Price-Allocation and Crises
The neo-classical revolution in economics dealt a death blow to attempots to depict the value of output as a sum derived by adding up the values of the inputs. On the contrary, only a pre-existing value of output to the consumer could make a given expenditure of productive inputs economically viable. Only insofar as consumers' subjective valuations of a product cover the objective costs incurred by producers can the producers continue to make the product, or to stay in business. There was no "given" assemblage of firms or capital to which labor could be added to get output. Estimating consumer demand and bearing the risks inseparable from these estimates were among the vital non-labor functions to be performed- and rewarded, if such functions were to continue.
Marx implicitly admitted much of this with his concept of "socially necessary labor". No matter how much had been expended (in labor or money) on the production of a given commodity, its value was limited to the amount "socially necessary" to supply the quantity actually demanded at the lowest cost possible under existing technology. In short, value was limited by the consumer, regardless of product costs.
But however much Marx admitted these realities in an implicit or ad hoc sort of way, his explicit formal analysis of value and surplus value was an analysis of surviving capitalist firms- firms that had correctly estimated consumer demand. But to analyze only survivors is to risk misconceiving the very process from which they emerged. By starting his analysis in the middle, with surviving firms in place, waiting to hire workers, Marx ignored the key implication of failing firms (a majority of all firms in the long run)- that risk is inherent in anticipating consumer demand, and that profit derives from successfully assuming that risk, rather than from merely hiring people to perform the mechanical aspects of producing goods. Failing firms also hire workers- but their failure shows that that is no guarantee of receiving surplus value.
Despite his insights into the role of ignorance- and hence, risk- in the functioning of any division-of-labor economy, Marx repeatedly ignored the importance of knowledge and risk in explaining the phenomena of a capitalist economy.
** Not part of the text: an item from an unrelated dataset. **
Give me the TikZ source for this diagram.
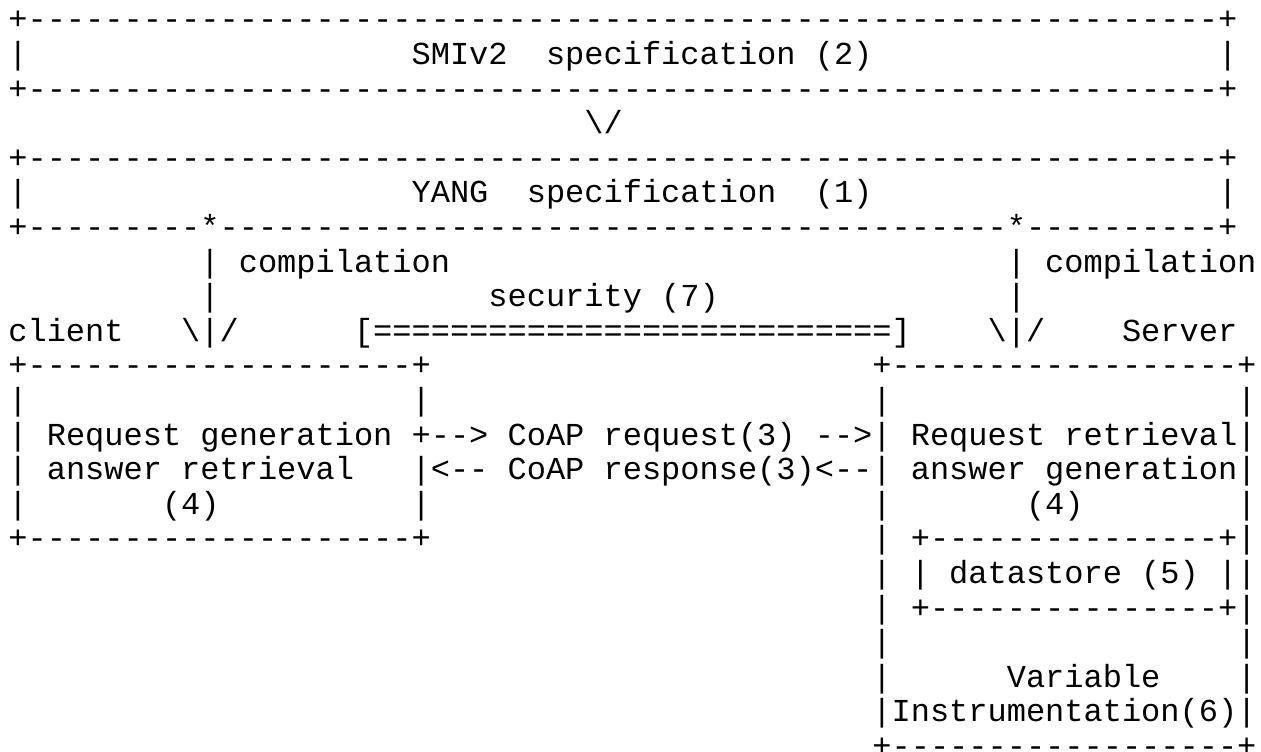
\documentclass[tikz,border=0pt]{standalone}
\usepackage{fontspec}
\setmonofont{Liberation Mono}
\ExplSyntaxOn
\cs_new:Npn \myrep #1#2 {\prg_replicate:nn{#1}{#2}}
\ExplSyntaxOff
\tikzset{txt/.style={anchor=base west, inner sep=0pt, outer sep=0pt, text=black,
  font=\ttfamily\fontsize{16pt}{17.3pt}\selectfont}}
\newcommand\seg[4]{\node[txt] (#1) at ({4.2pt+#2*9.6pt},{-14.9pt-#3*17.3pt}) {#4};}
\begin{document}
\begin{tikzpicture}
\fill[white] (0,0) rectangle (630.5pt,-375.5pt);
\useasboundingbox (0,0) rectangle (630.5pt,-375.5pt);
% top box
\seg{r0}{0}{0}{+\myrep{62}{-}+}
\seg{r1a}{0}{1}{|}
\seg{r1b}{21}{1}{SMIv2}
\seg{r1c}{28}{1}{specification (2)}
\seg{r1d}{63}{1}{|}
\seg{r2}{0}{2}{+\myrep{62}{-}+}
\seg{r3}{30}{3}{\textbackslash/}
% YANG box
\seg{r4}{0}{4}{+\myrep{62}{-}+}
\seg{r5a}{0}{5}{|}
\seg{r5b}{21}{5}{YANG}
\seg{r5c}{27}{5}{specification}
\seg{r5d}{42}{5}{(1)}
\seg{r5e}{63}{5}{|}
\seg{r6}{0}{6}{+\myrep{9}{-}*\myrep{41}{-}*\myrep{10}{-}+}
% compilation
\seg{r7a}{10}{7}{|}
\seg{r7b}{12}{7}{compilation}
\seg{r7c}{52}{7}{|}
\seg{r7d}{54}{7}{compilation}
\seg{r8a}{10}{8}{|}
\seg{r8b}{25}{8}{security (7)}
\seg{r8c}{52}{8}{|}
\seg{r9a}{0}{9}{client}
\seg{r9b}{9}{9}{\textbackslash|/}
\seg{r9c}{18}{9}{[\myrep{27}{=}]}
\seg{r9d}{51}{9}{\textbackslash|/}
\seg{r9e}{58}{9}{Server}
% client and server boxes
\seg{r10a}{0}{10}{+\myrep{20}{-}+}
\seg{r10b}{45}{10}{+\myrep{18}{-}+}
\seg{r11a}{0}{11}{|}
\seg{r11b}{21}{11}{|}
\seg{r11c}{45}{11}{|}
\seg{r11d}{64}{11}{|}
\seg{r12a}{0}{12}{|}
\seg{r12b}{2}{12}{Request generation}
\seg{r12c}{21}{12}{+-->}
\seg{r12d}{26}{12}{CoAP request(3)}
\seg{r12e}{42}{12}{-->|}
\seg{r12f}{47}{12}{Request retrieval|}
\seg{r13a}{0}{13}{|}
\seg{r13b}{2}{13}{answer retrieval}
\seg{r13c}{21}{13}{|<--}
\seg{r13d}{26}{13}{CoAP response(3)<--|}
\seg{r13e}{47}{13}{answer generation|}
\seg{r14a}{0}{14}{|}
\seg{r14b}{8}{14}{(4)}
\seg{r14c}{21}{14}{|}
\seg{r14d}{45}{14}{|}
\seg{r14e}{53}{14}{(4)}
\seg{r14f}{64}{14}{|}
\seg{r15a}{0}{15}{+\myrep{20}{-}+}
\seg{r15b}{45}{15}{|}
\seg{r15c}{47}{15}{+\myrep{15}{-}+|}
\seg{r16a}{45}{16}{|}
\seg{r16b}{47}{16}{|}
\seg{r16c}{49}{16}{datastore (5)}
\seg{r16d}{63}{16}{||}
\seg{r17a}{45}{17}{|}
\seg{r17b}{47}{17}{+\myrep{15}{-}+|}
\seg{r18a}{45}{18}{|}
\seg{r18b}{64}{18}{|}
\seg{r19a}{45}{19}{|}
\seg{r19b}{52}{19}{Variable}
\seg{r19c}{64}{19}{|}
\seg{r20}{45}{20}{|Instrumentation(6)|}
\seg{r21}{45}{21}{+\myrep{18}{-}+}
\end{tikzpicture}
\end{document}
For example, financial speculation was seen in the crudest terms as mere unsavory gambling, with no analysis if its vital role as a social process for conveying the risks inherent in economic activities to those best able or most willing to bear risks. Thus, farmers may grow food for a price guaranteed long before harvest, while commodity speculators carry the risks- each group doing what it knows best.
Although Marx went further than the classical economists before him in showing the crucial role if knowledge and ignorance in the economy, he failed to include knowledge costs or risks in the cost of production that determined value and surplus value. Moreover, Marx seemed to assume that a future communist society could somehow readily overcome these risks inherent in production for an unknown consumer demand. Central planning might enable many producers to become aware of what other producers were doing, but a dynamic economy would present the same difficulties to central planners as to capitalists in guessing how consumers would apportion their growing income or otherwise change their demand. More important, Marx and Engels failed to consider how the very apparatus of central planning would present an ever-present temptation to the holders of political power to turn the whole economy to their purposes- including military might- rather than let it serve consumers.
What Marx knew or stated in ad hoc ways must be clearly distinguished from what he built into his systematic analysis. I might be possible to assemble a substantial collection of random quotes from his passing remards, showing that Marx knew about skills, risks, etc., but such an exercise would have no significance for Marxian analysis as a system. Marx's arbitrary assuumptions, such as the special productivity of labor, were built into the very framework and definitions of Marxian economics, in effect making the isolated thing that he knew ad hoc "
off limits" to his analysis. As Marx himself observed in a different context: "The label of a system differs from that of other articles, among other things, by the fact that it cheats not only the buyer, but often the seller". The Marxian system negated the implications of much of Marx's own knowledge of risks and human capital.